Estaria certo Rousseau? O homem selvagem goza de maior liberdade ao prescindir das etiquetas sociais? Ou a hipocrisia e a dissimulação viriam para preservar, de alguma forma, um primeiro instinto selvagem de liberdade e isolamento no homem civilizado? Hobbes nos diz que o homem selvagem abre mão de certa liberdade, para em contra partida tirar proveito de certas situações da vida em grupo. Seriam as ambiguidades e contradições uma forma, ainda que inconsciente, do civilizado grilhado pelas regras sociais procurar recuperar a sua liberdade solitária?

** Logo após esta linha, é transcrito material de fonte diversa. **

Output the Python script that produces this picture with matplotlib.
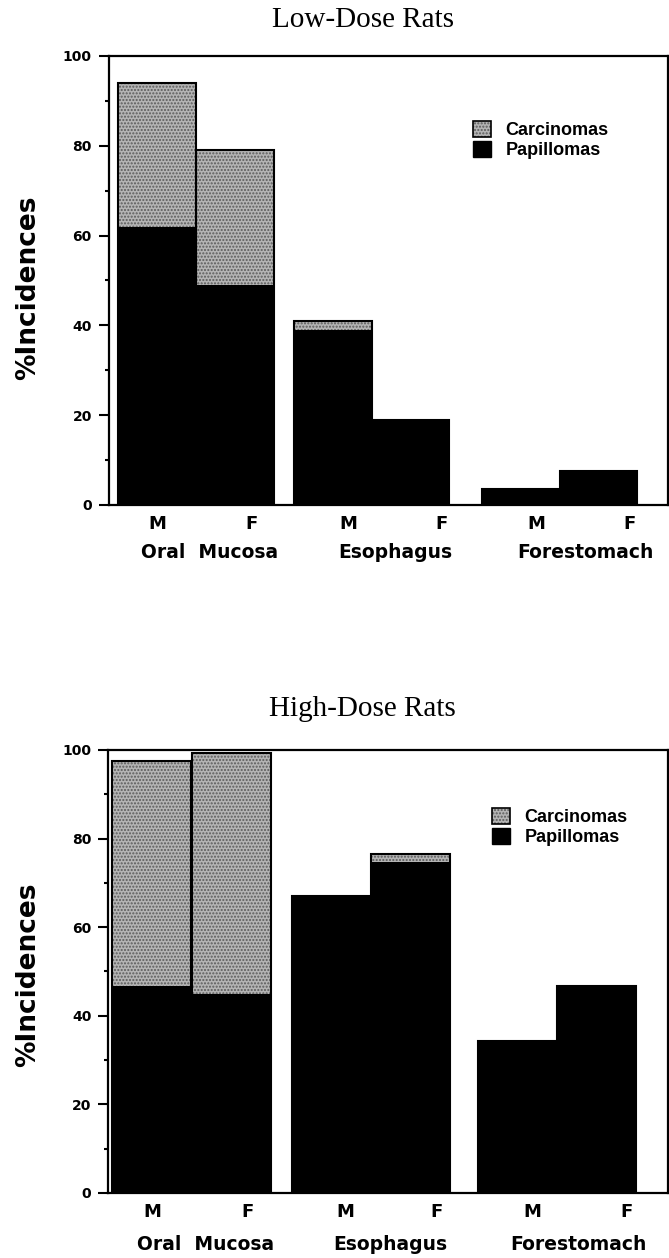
import numpy as np
import matplotlib
matplotlib.use('Agg')
import matplotlib.pyplot as plt
from matplotlib.patches import Patch

# data (% incidence)
sex_labels = ['M', 'F', 'M', 'F', 'M', 'F']
sites = ['Oral  Mucosa', 'Esophagus', 'Forestomach']

low_papillomas = [62, 49, 39, 19, 3.5, 7.6]
low_carcinomas = [32, 30, 2, 0, 0, 0]

high_papillomas = [46.7, 45, 67, 74.7, 34.4, 46.7]
high_carcinomas = [50.8, 54.3, 0, 1.9, 0, 0]

# layout (bar width = 1 unit)
low_bar_x = [0.626, 1.63, 2.897, 3.897, 5.32, 6.32]
low_tick_x = [0.626, 1.85, 3.10, 4.30, 5.52, 6.72]
low_site_x = [1.30, 3.70, 6.15]
high_bar_x = [0.55, 1.56, 2.83, 3.83, 5.19, 6.18]
high_tick_x = [0.557, 1.77, 3.0, 4.16, 5.37, 6.57]
high_site_x = [1.24, 3.58, 5.96]

SANS = 'DejaVu Sans'
GRAY = '#b4b4b4'
DOTS = '#5a5a5a'
plt.rcParams['hatch.linewidth'] = 1.0

fig = plt.figure(figsize=(6.69, 12.58), dpi=100)


def panel(rect, title, title_y, pap, carc, bar_x, tick_x, site_x, xmax,
          site_off, leg_xy, ylab_y):
    ax = fig.add_axes(rect)
    pap = np.array(pap)
    carc = np.array(carc)
    ax.bar(bar_x, pap, width=1.0, color='black', edgecolor='black', lw=1.2)
    ax.bar(bar_x, carc, width=1.0, bottom=pap, color=GRAY, hatch='.....',
           edgecolor=DOTS, lw=0)
    ax.bar(bar_x, pap + carc, width=1.0, fill=False, edgecolor='black', lw=1.5)

    ax.set_xlim(0, xmax)
    ax.set_ylim(0, 100)
    ax.set_yticks(range(0, 101, 20))
    ax.set_yticks(range(10, 100, 20), minor=True)
    ax.tick_params(axis='y', which='major', direction='out', length=7, width=1.5,
                   labelsize=10, pad=5)
    ax.tick_params(axis='y', which='minor', direction='out', length=3, width=1.5)
    for lab in ax.get_yticklabels():
        lab.set_fontweight('bold')
        lab.set_family(SANS)
    ax.set_xticks(tick_x)
    ax.set_xticklabels(sex_labels, fontsize=13, fontweight='bold', family=SANS)
    ax.tick_params(axis='x', length=0, pad=7)
    for s in ax.spines.values():
        s.set_linewidth(1.6)

    for name, x in zip(sites, site_x):
        ax.text(x, site_off, name, transform=ax.get_xaxis_transform(),
                ha='center', va='center', fontsize=13.5, fontweight='bold',
                family=SANS)

    handles = [Patch(facecolor=GRAY, hatch='.....', edgecolor=DOTS, lw=0),
               Patch(facecolor='black', edgecolor='black')]
    leg = ax.legend(handles, ['Carcinomas', 'Papillomas'], loc='upper left',
                    bbox_to_anchor=leg_xy, frameon=False, borderpad=0,
                    handlelength=1.0, handleheight=1.0, handletextpad=0.8,
                    labelspacing=0.1, prop={'family': 'Liberation Sans',
                                            'weight': 'bold', 'size': 13})
    # black outline round the stippled legend square
    box = leg.legend_handles[0]
    ax.add_artist(leg)
    outline = Patch(facecolor='none', edgecolor='black', lw=1.2)
    leg2 = ax.legend([outline, Patch(facecolor='none', edgecolor='none')],
                     ['Carcinomas', 'Papillomas'], loc='upper left',
                     bbox_to_anchor=leg_xy, frameon=False, borderpad=0,
                     handlelength=1.0, handleheight=1.0, handletextpad=0.8,
                     labelspacing=0.1, prop={'family': 'Liberation Sans',
                                             'weight': 'bold', 'size': 13})
    for t in leg2.get_texts():
        t.set_alpha(0)

    fig.text(0.542, title_y, title, ha='center', va='center',
             family='Liberation Serif', fontsize=21)
    fig.text(28 / 669, ylab_y, '%Incidences', rotation=90, ha='center',
             va='center', fontsize=19, fontweight='bold', family=SANS)
    return ax


panel([0.1622, 0.5986, 0.8363, 0.3569], 'Low-Dose Rats', 1 - 20 / 1258,
      low_papillomas, low_carcinomas, low_bar_x, low_tick_x, low_site_x,
      7.22, -0.105, (0.635, 0.875), 1 - 288 / 1258)

panel([0.1614, 0.0517, 0.8370, 0.3522], 'High-Dose Rats', 1 - 709 / 1258,
      high_papillomas, high_carcinomas, high_bar_x, high_tick_x, high_site_x,
      7.09, -0.117, (0.67, 0.89), 1 - 975 / 1258)

fig.savefig('out.png', dpi=100)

Nietzsche e Foucault perceberam que as relações humanas são intrincados jogos de poder, que se dão pelos discursos, diálogos e comunicações. E a dissimulação e a hipocrisia, o discurso redundante, vicioso e enviesado, servem justamente para avoidar um completa revelação de si mesmo ao outro. Sua função é manter o oculto, o segredo, o mistério, a dúvida e a desconfiança. Para que as coisas nunca estejam muito bem ditas e que sempre se tenha algo a mais para se dizer, sempre haverá o não-dito.

De tal maneira que analizadores da lingugem já tentaram lipoaspirá-la de todo excesso, de toda a gordura, de todo exagero e confusão, e depois de séculos, concluíram que tal tarefa é impossível.

O fato é que, nas prisões telúricas, há faixas sensíveis que devem nos lembrar ( e a verdade em grego significa justamente "lembrar") a liberdade que tivemos e que teremos. E esses meios de recordação são os jardins e são, também, as obras de arte. E aqui se instaura um profundo carácter ético e moral da arte, que deve nos redizer, de forma lúdica e sensível, o nosso direito a ser livres. Não deve ser apenas um mero entretenimento para matar a tempo, como a indústria cultural capitalista, tão bem criticada pela escola de Frankfurt, nos quer fazer crer.

E outro ponto de reflexão que esse poema pode propor é se a moderna aerodinâmica, se o vôo mecânico dos pássaros de aço movido a combustível, nos trazem mais liberdade, ou se apenas nos trazem mais prisão, quando aumentam, simultaneamente, nossa velocidade e nossa pressa.